[Set exercise] Transcribe the whole listing below without changing a word, but leave out every image.

[Given material]
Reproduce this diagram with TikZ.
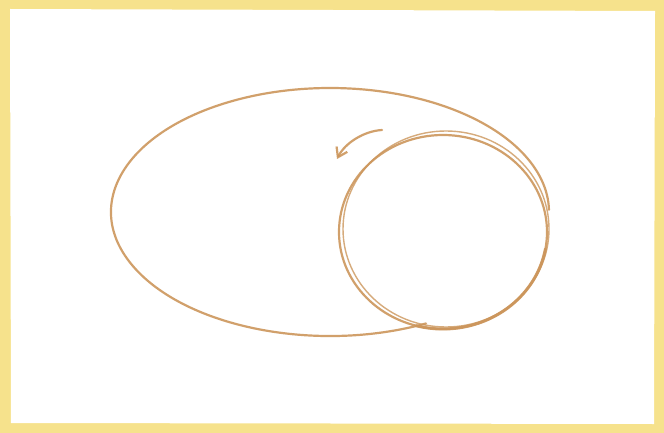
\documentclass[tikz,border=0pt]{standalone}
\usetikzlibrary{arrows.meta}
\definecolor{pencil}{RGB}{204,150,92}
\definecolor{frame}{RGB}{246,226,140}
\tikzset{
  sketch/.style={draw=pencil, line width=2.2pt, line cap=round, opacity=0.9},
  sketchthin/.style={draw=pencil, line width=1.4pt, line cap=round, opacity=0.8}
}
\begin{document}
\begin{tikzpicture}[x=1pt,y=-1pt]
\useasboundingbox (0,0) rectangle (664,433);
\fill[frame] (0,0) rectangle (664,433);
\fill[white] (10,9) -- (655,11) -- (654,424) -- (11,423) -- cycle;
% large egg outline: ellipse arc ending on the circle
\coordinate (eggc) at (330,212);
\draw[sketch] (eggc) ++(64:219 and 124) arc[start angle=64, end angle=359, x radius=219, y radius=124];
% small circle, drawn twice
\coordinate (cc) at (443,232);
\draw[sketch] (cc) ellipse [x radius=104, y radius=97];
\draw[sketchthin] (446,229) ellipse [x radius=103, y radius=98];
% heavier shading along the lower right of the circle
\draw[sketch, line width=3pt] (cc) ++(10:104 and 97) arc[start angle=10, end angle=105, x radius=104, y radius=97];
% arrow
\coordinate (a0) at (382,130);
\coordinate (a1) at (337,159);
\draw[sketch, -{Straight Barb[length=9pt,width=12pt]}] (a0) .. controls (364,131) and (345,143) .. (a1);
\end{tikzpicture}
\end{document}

[Result below]
Reproduce this diagram with TikZ.
\documentclass[tikz,border=0pt]{standalone}
\usetikzlibrary{arrows.meta}
\definecolor{pencil}{RGB}{204,150,92}
\definecolor{frame}{RGB}{246,226,140}
\tikzset{
  sketch/.style={draw=pencil, line width=2.2pt, line cap=round, opacity=0.9},
  sketchthin/.style={draw=pencil, line width=1.4pt, line cap=round, opacity=0.8}
}
\begin{document}
\begin{tikzpicture}[x=1pt,y=-1pt]
\useasboundingbox (0,0) rectangle (664,433);
\fill[frame] (0,0) rectangle (664,433);
\fill[white] (10,9) -- (655,11) -- (654,424) -- (11,423) -- cycle;
% large egg outline: ellipse arc ending on the circle
\coordinate (eggc) at (330,212);
\draw[sketch] (eggc) ++(64:219 and 124) arc[start angle=64, end angle=359, x radius=219, y radius=124];
% small circle, drawn twice
\coordinate (cc) at (443,232);
\draw[sketch] (cc) ellipse [x radius=104, y radius=97];
\draw[sketchthin] (446,229) ellipse [x radius=103, y radius=98];
% heavier shading along the lower right of the circle
\draw[sketch, line width=3pt] (cc) ++(10:104 and 97) arc[start angle=10, end angle=105, x radius=104, y radius=97];
% arrow
\coordinate (a0) at (382,130);
\coordinate (a1) at (337,159);
\draw[sketch, -{Straight Barb[length=9pt,width=12pt]}] (a0) .. controls (364,131) and (345,143) .. (a1);
\end{tikzpicture}
\end{document}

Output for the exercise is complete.